■ **REQUEST**
Quote the whole listing exactly. Leave the pictures out of your copy.

>> start RECORDED INFORMATION

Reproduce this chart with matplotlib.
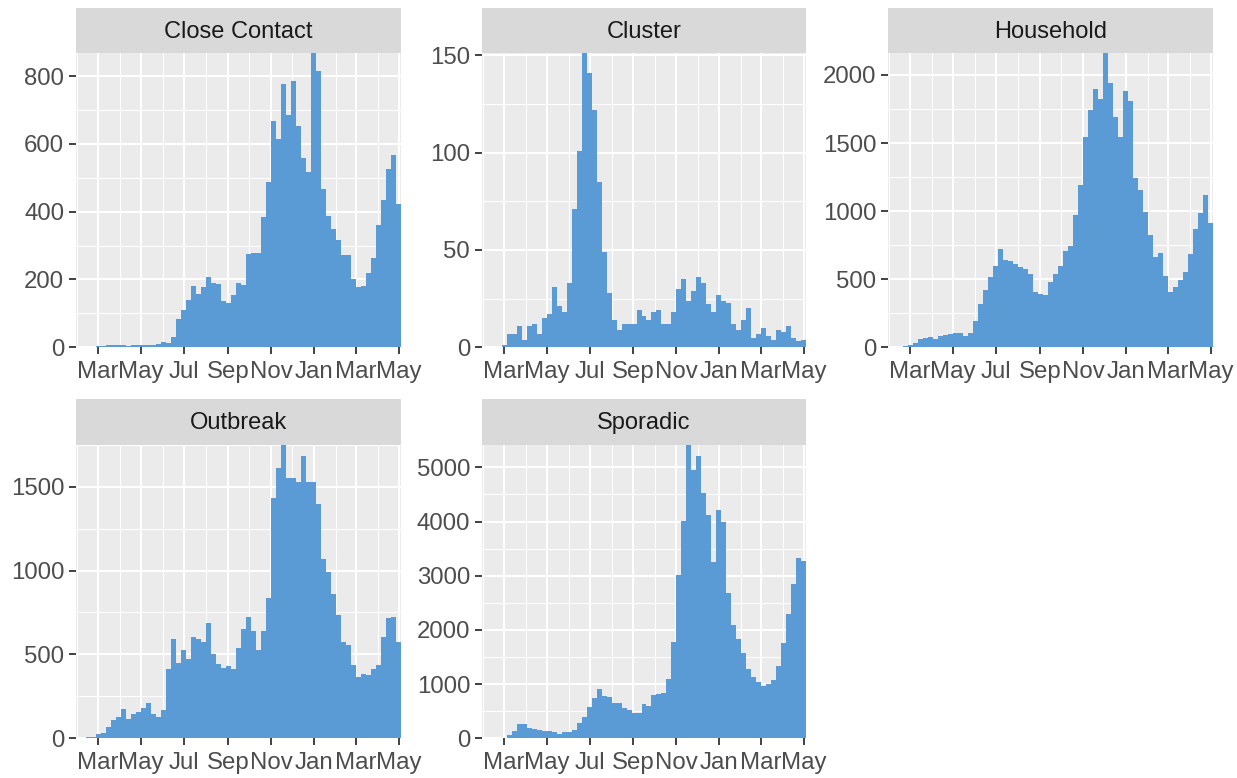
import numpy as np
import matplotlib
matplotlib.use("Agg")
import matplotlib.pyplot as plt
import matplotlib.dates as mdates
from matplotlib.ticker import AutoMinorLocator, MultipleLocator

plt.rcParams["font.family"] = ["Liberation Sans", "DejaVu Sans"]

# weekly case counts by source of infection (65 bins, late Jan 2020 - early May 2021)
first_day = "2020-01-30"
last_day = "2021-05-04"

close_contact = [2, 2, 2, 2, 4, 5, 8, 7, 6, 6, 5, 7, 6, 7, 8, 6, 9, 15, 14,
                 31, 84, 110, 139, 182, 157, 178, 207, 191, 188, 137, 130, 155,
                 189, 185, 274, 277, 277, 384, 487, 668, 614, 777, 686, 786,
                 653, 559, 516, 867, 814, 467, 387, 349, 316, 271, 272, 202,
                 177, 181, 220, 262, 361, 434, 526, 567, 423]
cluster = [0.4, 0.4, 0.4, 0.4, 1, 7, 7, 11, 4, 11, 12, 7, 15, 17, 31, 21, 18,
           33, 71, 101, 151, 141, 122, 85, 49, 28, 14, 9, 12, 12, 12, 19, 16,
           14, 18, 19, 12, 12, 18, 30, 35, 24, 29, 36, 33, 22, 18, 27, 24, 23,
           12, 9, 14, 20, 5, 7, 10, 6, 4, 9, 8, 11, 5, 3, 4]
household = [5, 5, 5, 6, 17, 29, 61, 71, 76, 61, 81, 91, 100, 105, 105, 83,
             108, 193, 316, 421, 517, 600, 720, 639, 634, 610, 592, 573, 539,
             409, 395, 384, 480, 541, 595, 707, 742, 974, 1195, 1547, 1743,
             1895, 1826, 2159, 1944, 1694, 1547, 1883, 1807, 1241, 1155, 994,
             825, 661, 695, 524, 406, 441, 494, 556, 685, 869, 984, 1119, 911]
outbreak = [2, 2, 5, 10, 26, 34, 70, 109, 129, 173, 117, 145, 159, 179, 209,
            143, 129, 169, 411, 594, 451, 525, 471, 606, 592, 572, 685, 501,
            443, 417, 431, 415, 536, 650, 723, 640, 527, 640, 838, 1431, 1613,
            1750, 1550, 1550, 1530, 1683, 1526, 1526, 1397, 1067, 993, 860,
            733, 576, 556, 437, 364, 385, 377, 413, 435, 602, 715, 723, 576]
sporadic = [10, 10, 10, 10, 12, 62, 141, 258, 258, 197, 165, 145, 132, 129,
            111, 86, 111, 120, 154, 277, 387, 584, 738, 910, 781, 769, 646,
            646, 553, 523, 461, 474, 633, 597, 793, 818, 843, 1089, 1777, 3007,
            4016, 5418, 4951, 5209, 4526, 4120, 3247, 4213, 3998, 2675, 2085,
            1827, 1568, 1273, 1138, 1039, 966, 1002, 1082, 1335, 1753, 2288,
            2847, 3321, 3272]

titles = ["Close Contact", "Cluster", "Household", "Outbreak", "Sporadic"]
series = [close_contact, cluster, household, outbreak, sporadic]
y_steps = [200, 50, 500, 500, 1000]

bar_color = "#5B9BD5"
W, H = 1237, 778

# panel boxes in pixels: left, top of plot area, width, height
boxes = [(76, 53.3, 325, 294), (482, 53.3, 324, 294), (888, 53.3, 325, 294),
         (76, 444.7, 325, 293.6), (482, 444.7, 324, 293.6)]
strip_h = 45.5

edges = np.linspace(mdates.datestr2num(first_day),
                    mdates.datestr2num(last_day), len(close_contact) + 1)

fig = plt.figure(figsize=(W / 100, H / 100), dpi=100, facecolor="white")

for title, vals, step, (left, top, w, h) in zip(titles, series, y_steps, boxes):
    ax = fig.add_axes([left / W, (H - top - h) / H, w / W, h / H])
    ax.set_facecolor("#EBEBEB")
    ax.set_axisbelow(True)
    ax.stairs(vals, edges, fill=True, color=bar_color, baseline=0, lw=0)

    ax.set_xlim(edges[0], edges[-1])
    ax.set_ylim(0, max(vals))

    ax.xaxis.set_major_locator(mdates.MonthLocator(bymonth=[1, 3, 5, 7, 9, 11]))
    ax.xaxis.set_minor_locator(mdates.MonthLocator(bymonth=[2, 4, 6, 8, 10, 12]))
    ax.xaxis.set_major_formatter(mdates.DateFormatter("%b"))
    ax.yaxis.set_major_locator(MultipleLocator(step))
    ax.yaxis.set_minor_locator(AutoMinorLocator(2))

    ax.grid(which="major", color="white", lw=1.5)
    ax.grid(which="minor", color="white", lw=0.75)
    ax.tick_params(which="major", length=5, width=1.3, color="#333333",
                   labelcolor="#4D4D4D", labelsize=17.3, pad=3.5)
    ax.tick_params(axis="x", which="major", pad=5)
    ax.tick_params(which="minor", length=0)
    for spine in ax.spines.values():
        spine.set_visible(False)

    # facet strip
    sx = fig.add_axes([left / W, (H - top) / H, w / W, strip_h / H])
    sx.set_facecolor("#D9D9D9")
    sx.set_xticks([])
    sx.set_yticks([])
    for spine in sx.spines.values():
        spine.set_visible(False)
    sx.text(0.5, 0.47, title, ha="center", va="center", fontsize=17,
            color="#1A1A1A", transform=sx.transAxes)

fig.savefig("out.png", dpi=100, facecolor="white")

>> end RECORDED INFORMATION

■ **EXERCISE ANSWER**
Reproduce this chart with matplotlib.
import numpy as np
import matplotlib
matplotlib.use("Agg")
import matplotlib.pyplot as plt
import matplotlib.dates as mdates
from matplotlib.ticker import AutoMinorLocator, MultipleLocator

plt.rcParams["font.family"] = ["Liberation Sans", "DejaVu Sans"]

# weekly case counts by source of infection (65 bins, late Jan 2020 - early May 2021)
first_day = "2020-01-30"
last_day = "2021-05-04"

close_contact = [2, 2, 2, 2, 4, 5, 8, 7, 6, 6, 5, 7, 6, 7, 8, 6, 9, 15, 14,
                 31, 84, 110, 139, 182, 157, 178, 207, 191, 188, 137, 130, 155,
                 189, 185, 274, 277, 277, 384, 487, 668, 614, 777, 686, 786,
                 653, 559, 516, 867, 814, 467, 387, 349, 316, 271, 272, 202,
                 177, 181, 220, 262, 361, 434, 526, 567, 423]
cluster = [0.4, 0.4, 0.4, 0.4, 1, 7, 7, 11, 4, 11, 12, 7, 15, 17, 31, 21, 18,
           33, 71, 101, 151, 141, 122, 85, 49, 28, 14, 9, 12, 12, 12, 19, 16,
           14, 18, 19, 12, 12, 18, 30, 35, 24, 29, 36, 33, 22, 18, 27, 24, 23,
           12, 9, 14, 20, 5, 7, 10, 6, 4, 9, 8, 11, 5, 3, 4]
household = [5, 5, 5, 6, 17, 29, 61, 71, 76, 61, 81, 91, 100, 105, 105, 83,
             108, 193, 316, 421, 517, 600, 720, 639, 634, 610, 592, 573, 539,
             409, 395, 384, 480, 541, 595, 707, 742, 974, 1195, 1547, 1743,
             1895, 1826, 2159, 1944, 1694, 1547, 1883, 1807, 1241, 1155, 994,
             825, 661, 695, 524, 406, 441, 494, 556, 685, 869, 984, 1119, 911]
outbreak = [2, 2, 5, 10, 26, 34, 70, 109, 129, 173, 117, 145, 159, 179, 209,
            143, 129, 169, 411, 594, 451, 525, 471, 606, 592, 572, 685, 501,
            443, 417, 431, 415, 536, 650, 723, 640, 527, 640, 838, 1431, 1613,
            1750, 1550, 1550, 1530, 1683, 1526, 1526, 1397, 1067, 993, 860,
            733, 576, 556, 437, 364, 385, 377, 413, 435, 602, 715, 723, 576]
sporadic = [10, 10, 10, 10, 12, 62, 141, 258, 258, 197, 165, 145, 132, 129,
            111, 86, 111, 120, 154, 277, 387, 584, 738, 910, 781, 769, 646,
            646, 553, 523, 461, 474, 633, 597, 793, 818, 843, 1089, 1777, 3007,
            4016, 5418, 4951, 5209, 4526, 4120, 3247, 4213, 3998, 2675, 2085,
            1827, 1568, 1273, 1138, 1039, 966, 1002, 1082, 1335, 1753, 2288,
            2847, 3321, 3272]

titles = ["Close Contact", "Cluster", "Household", "Outbreak", "Sporadic"]
series = [close_contact, cluster, household, outbreak, sporadic]
y_steps = [200, 50, 500, 500, 1000]

bar_color = "#5B9BD5"
W, H = 1237, 778

# panel boxes in pixels: left, top of plot area, width, height
boxes = [(76, 53.3, 325, 294), (482, 53.3, 324, 294), (888, 53.3, 325, 294),
         (76, 444.7, 325, 293.6), (482, 444.7, 324, 293.6)]
strip_h = 45.5

edges = np.linspace(mdates.datestr2num(first_day),
                    mdates.datestr2num(last_day), len(close_contact) + 1)

fig = plt.figure(figsize=(W / 100, H / 100), dpi=100, facecolor="white")

for title, vals, step, (left, top, w, h) in zip(titles, series, y_steps, boxes):
    ax = fig.add_axes([left / W, (H - top - h) / H, w / W, h / H])
    ax.set_facecolor("#EBEBEB")
    ax.set_axisbelow(True)
    ax.stairs(vals, edges, fill=True, color=bar_color, baseline=0, lw=0)

    ax.set_xlim(edges[0], edges[-1])
    ax.set_ylim(0, max(vals))

    ax.xaxis.set_major_locator(mdates.MonthLocator(bymonth=[1, 3, 5, 7, 9, 11]))
    ax.xaxis.set_minor_locator(mdates.MonthLocator(bymonth=[2, 4, 6, 8, 10, 12]))
    ax.xaxis.set_major_formatter(mdates.DateFormatter("%b"))
    ax.yaxis.set_major_locator(MultipleLocator(step))
    ax.yaxis.set_minor_locator(AutoMinorLocator(2))

    ax.grid(which="major", color="white", lw=1.5)
    ax.grid(which="minor", color="white", lw=0.75)
    ax.tick_params(which="major", length=5, width=1.3, color="#333333",
                   labelcolor="#4D4D4D", labelsize=17.3, pad=3.5)
    ax.tick_params(axis="x", which="major", pad=5)
    ax.tick_params(which="minor", length=0)
    for spine in ax.spines.values():
        spine.set_visible(False)

    # facet strip
    sx = fig.add_axes([left / W, (H - top) / H, w / W, strip_h / H])
    sx.set_facecolor("#D9D9D9")
    sx.set_xticks([])
    sx.set_yticks([])
    for spine in sx.spines.values():
        spine.set_visible(False)
    sx.text(0.5, 0.47, title, ha="center", va="center", fontsize=17,
            color="#1A1A1A", transform=sx.transAxes)

fig.savefig("out.png", dpi=100, facecolor="white")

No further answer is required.